For 13 weeks this summer, The Salvation Army Niagara Falls, Citadel Corps held Monday BBQ and Bible study events. These gatherings allowed members of the community to get to know their neighbors, enjoy some summertime food, and, if they wished, stay for an outdoor lesson on the teachings of Christ.
“During the summer of 2022, the corps had already done 10 summer outdoor feedings for the community,” says Major Andrew Murray, corps officer at Niagara Falls. “We looked at the program and asked how we could build on that ministry. If all we were doing was feeding food, we weren’t doing enough as an Army. We needed to feed the Word of God too.”
This summer, the Monday meals were made into more than a barbecue. The corps put up a tent over picnic tables, both to give the event a more festive feel and to keep it going if it rained. Corps volunteers were asked not just to help with food preparation and serving but also to sit with people, eat with them, and get to know them.

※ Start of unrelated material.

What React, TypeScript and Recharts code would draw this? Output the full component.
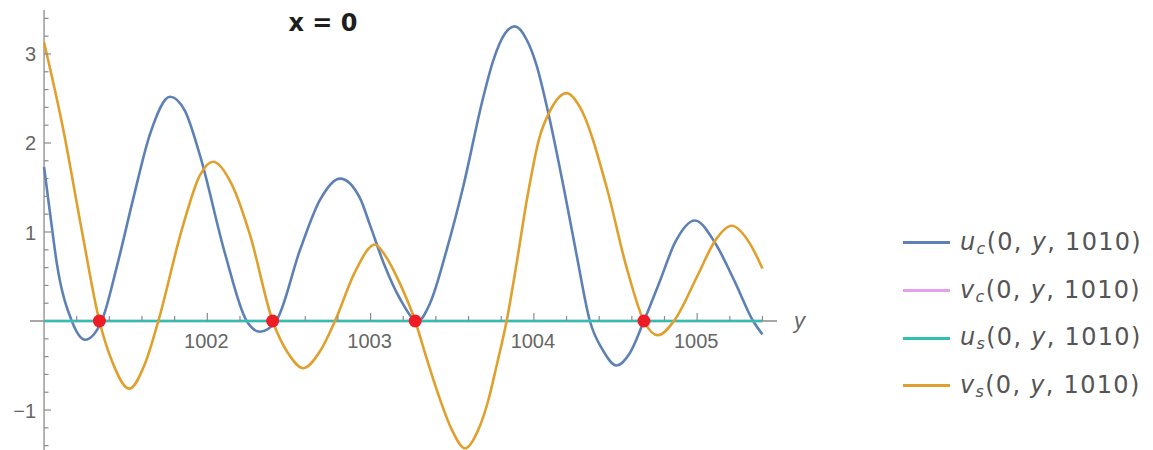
import { Line, LineChart, ReferenceDot, ReferenceLine, XAxis, YAxis } from 'recharts'

// u_c(0, y, 1010)
const ucX = [
  1001.0, 1001.037, 1001.078, 1001.17, 1001.251, 1001.353, 1001.447, 1001.547, 1001.649, 1001.772,
  1001.863, 1001.955, 1002.108, 1002.241, 1002.323, 1002.421, 1002.568, 1002.69, 1002.813, 1002.935,
  1002.996, 1003.082, 1003.18, 1003.29, 1003.364, 1003.466, 1003.566, 1003.688, 1003.75, 1003.823,
  1003.884, 1003.956, 1004.017, 1004.088, 1004.19, 1004.262, 1004.343, 1004.423, 1004.507, 1004.588,
  1004.674, 1004.772, 1004.864, 1004.986, 1005.109, 1005.231, 1005.343, 1005.4,
]
const ucY = [
  1.73, 1.21, 0.65, 0, -0.21, 0, 0.62, 1.38, 2.1, 2.52,
  2.36, 1.86, 0.76, 0, -0.12, 0, 0.8, 1.36, 1.6, 1.38,
  1.08, 0.64, 0.25, 0, 0.2, 0.8, 1.5, 2.5, 2.92, 3.23,
  3.31, 3.16, 2.87, 2.34, 1.43, 0.74, 0, -0.33, -0.5, -0.36,
  0, 0.45, 0.88, 1.13, 0.88, 0.44, 0, -0.15,
]

// v_s(0, y, 1010)
const vsX = [
  1001.0, 1001.118, 1001.231, 1001.339, 1001.416, 1001.522, 1001.618, 1001.7, 1001.843, 1001.955,
  1002.035, 1002.151, 1002.261, 1002.4, 1002.494, 1002.588, 1002.69, 1002.782, 1002.904, 1003.027,
  1003.088, 1003.18, 1003.273, 1003.343, 1003.425, 1003.497, 1003.578, 1003.66, 1003.721, 1003.772,
  1003.833, 1003.898, 1003.956, 1004.037, 1004.088, 1004.201, 1004.283, 1004.446, 1004.568, 1004.674,
  1004.76, 1004.858, 1005.005, 1005.109, 1005.211, 1005.323, 1005.4,
]
const vsY = [
  3.13, 2.15, 1.02, 0, -0.45, -0.76, -0.48, 0, 1.02, 1.64,
  1.79, 1.53, 0.97, 0, -0.36, -0.53, -0.34, 0, 0.55, 0.86,
  0.74, 0.42, 0, -0.42, -0.88, -1.22, -1.43, -1.22, -0.89, -0.5,
  0, 0.69, 1.35, 2.08, 2.32, 2.56, 2.4, 1.5, 0.6, 0,
  -0.16, 0, 0.52, 0.9, 1.07, 0.87, 0.59,
]

// v_c and u_s are zero over the whole range
const flatX = [1001.0, 1005.4]
const vcY = [0, 0]
const usY = [0, 0]

const zeroPoints = [1001.339, 1002.4, 1003.273, 1004.674]

const xMajorTicks = [1002, 1003, 1004, 1005]
const xMinorTicks = [
  1001.2, 1001.4, 1001.6, 1001.8, 1002.2, 1002.4, 1002.6, 1002.8, 1003.2, 1003.4,
  1003.6, 1003.8, 1004.2, 1004.4, 1004.6, 1004.8, 1005.2, 1005.4,
]
const yMajorTicks = [-1, 1, 2, 3]
const yTickLabels = ['\u22121', '1', '2', '3']
const yMinorTicks = [
  -1.4, -1.2, -0.8, -0.6, -0.4, -0.2, 0.2, 0.4, 0.6, 0.8,
  1.2, 1.4, 1.6, 1.8, 2.2, 2.4, 2.6, 2.8, 3.2, 3.4,
]

const legendItems = [
  { base: 'u', sub: 'c', color: '#5E81B5' },
  { base: 'v', sub: 'c', color: '#E79DF0' },
  { base: 'u', sub: 's', color: '#33BFAE' },
  { base: 'v', sub: 's', color: '#E0A02E' },
]

const X_DOMAIN: [number, number] = [1000.914, 1005.489]
const Y_DOMAIN: [number, number] = [-1.449, 3.494]
const AXIS = '#8a8a8a'
const LABEL = '#666'
const FONT = '"Liberation Sans", Arial, sans-serif'
const LEGEND_FONT = '"DejaVu Sans", sans-serif'

const toRows = (xs: number[], ys: number[]) => xs.map((x, i) => ({ x, v: ys[i] }))

const ucData = toRows(ucX, ucY)
const vsData = toRows(vsX, vsY)
const vcData = toRows(flatX, vcY)
const usData = toRows(flatX, usY)

function xTick(len: number, label?: string) {
  return (p: any) => (
    <g>
      <line x1={p.cx} y1={p.cy} x2={p.cx} y2={p.cy - len} stroke={AXIS} strokeWidth={1.2} />
      {label ? (
        <text x={p.cx - 1} y={p.cy + 27} textAnchor="middle" fill={LABEL} fontSize={20} fontFamily={FONT}>
          {label}
        </text>
      ) : null}
    </g>
  )
}

function yTick(len: number, label?: string) {
  return (p: any) => (
    <g>
      <line x1={p.cx} y1={p.cy} x2={p.cx + len} y2={p.cy} stroke={AXIS} strokeWidth={1.2} />
      {label ? (
        <text x={p.cx - 8} y={p.cy + 7.5} textAnchor="end" fill={LABEL} fontSize={20} fontFamily={FONT}>
          {label}
        </text>
      ) : null}
    </g>
  )
}

const axisEndLabel = (p: any) => (
  <text x={p.cx + 17} y={p.cy + 7} fill={LABEL} fontSize={22} fontStyle="italic" fontFamily={FONT}>
    y
  </text>
)

function Legend() {
  return (
    <div style={{ position: 'absolute', left: 903, top: 219 }}>
      {legendItems.map((it) => (
        <div
          key={it.base + it.sub}
          style={{ display: 'flex', alignItems: 'center', height: 47.7, color: '#555', fontFamily: LEGEND_FONT, fontSize: 24 }}
        >
          <span style={{ display: 'inline-block', width: 47, height: 3, background: it.color, marginRight: 10 }} />
          <span style={{ letterSpacing: 1.3, whiteSpace: 'nowrap' }}>
            <i>{it.base}</i>
            <sub style={{ fontSize: 16, fontStyle: 'italic', verticalAlign: -4 }}>{it.sub}</sub>
            (0, <i>y</i>, 1010)
          </span>
        </div>
      ))}
    </div>
  )
}

export default function App() {
  return (
    <div style={{ position: 'absolute', left: 0, top: 0, width: 1153, height: 450, background: '#fff', overflow: 'hidden' }}>
      <div
        style={{
          position: 'absolute',
          left: 0,
          top: 11,
          width: 646,
          textAlign: 'center',
          fontFamily: LEGEND_FONT,
          fontWeight: 'bold',
          fontSize: 24,
          lineHeight: '25px',
          color: '#1e1e1e',
        }}
      >
        x = 0
      </div>

      <LineChart width={1153} height={450} margin={{ top: 10, right: 376, bottom: 0, left: 30 }}>
        <XAxis dataKey="x" type="number" domain={X_DOMAIN} allowDataOverflow hide />
        <YAxis type="number" domain={Y_DOMAIN} allowDataOverflow hide />

        <ReferenceLine y={0} stroke={AXIS} strokeWidth={1.3} />
        <ReferenceLine x={1001} stroke={AXIS} strokeWidth={1.3} />

        {xMinorTicks.map((t) => (
          <ReferenceDot key={'xm' + t} x={t} y={0} r={0} shape={xTick(5)} />
        ))}
        {xMajorTicks.map((t) => (
          <ReferenceDot key={'xM' + t} x={t} y={0} r={0} shape={xTick(8, String(t))} />
        ))}
        {yMinorTicks.map((t) => (
          <ReferenceDot key={'ym' + t} x={1001} y={t} r={0} shape={yTick(4.5)} />
        ))}
        {yMajorTicks.map((t, i) => (
          <ReferenceDot key={'yM' + t} x={1001} y={t} r={0} shape={yTick(7, yTickLabels[i])} />
        ))}
        <ReferenceDot x={X_DOMAIN[1]} y={0} r={0} shape={axisEndLabel} />

        <Line data={ucData} dataKey="v" type="monotone" stroke="#5E81B5" strokeWidth={2.6} dot={false} isAnimationActive={false} />
        <Line data={vcData} dataKey="v" type="linear" stroke="#E79DF0" strokeWidth={2.6} dot={false} isAnimationActive={false} />
        <Line data={usData} dataKey="v" type="linear" stroke="#33BFAE" strokeWidth={2.6} dot={false} isAnimationActive={false} />
        <Line data={vsData} dataKey="v" type="monotone" stroke="#E0A02E" strokeWidth={2.6} dot={false} isAnimationActive={false} />

        {zeroPoints.map((t) => (
          <ReferenceDot key={'z' + t} x={t} y={0} r={6.5} fill="#EE1C25" stroke="none" />
        ))}
      </LineChart>

      <Legend />
    </div>
  )
}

“In the process of that, a volunteer would casually say, ‘I’m staying afterwards for Bible study. Will you stay with me?’” says Major Andrew.
The Niagara Falls Citadel served 2,606 people in those 13 weeks, with half of them staying for Bible study on the parables of Christ. With a new parable discussed every week, someone could come for one day and have a full lesson.
“Something we really wanted to do is remove a stigma that comes with going to a soup kitchen,” says Major Andrew. “The people we were seeing at the barbecue were the same we saw at the soup kitchen. But there’s no stigma in attending an event like this one. It can give someone a certain level of dignity when, instead of bringing their family to a soup kitchen, they bring them to a barbecue. That’s a fun social event. By altering the message a little, we increase the number of people we help.”
Stigmas build internal labels that can hurt someone, explains Major Andrew. “There’s something inside them that says, ‘This is all I am.’ BBQ and Bible study removes those labels, because it’s a welcome to everyone from the community, no matter if they’re food insecure or not.”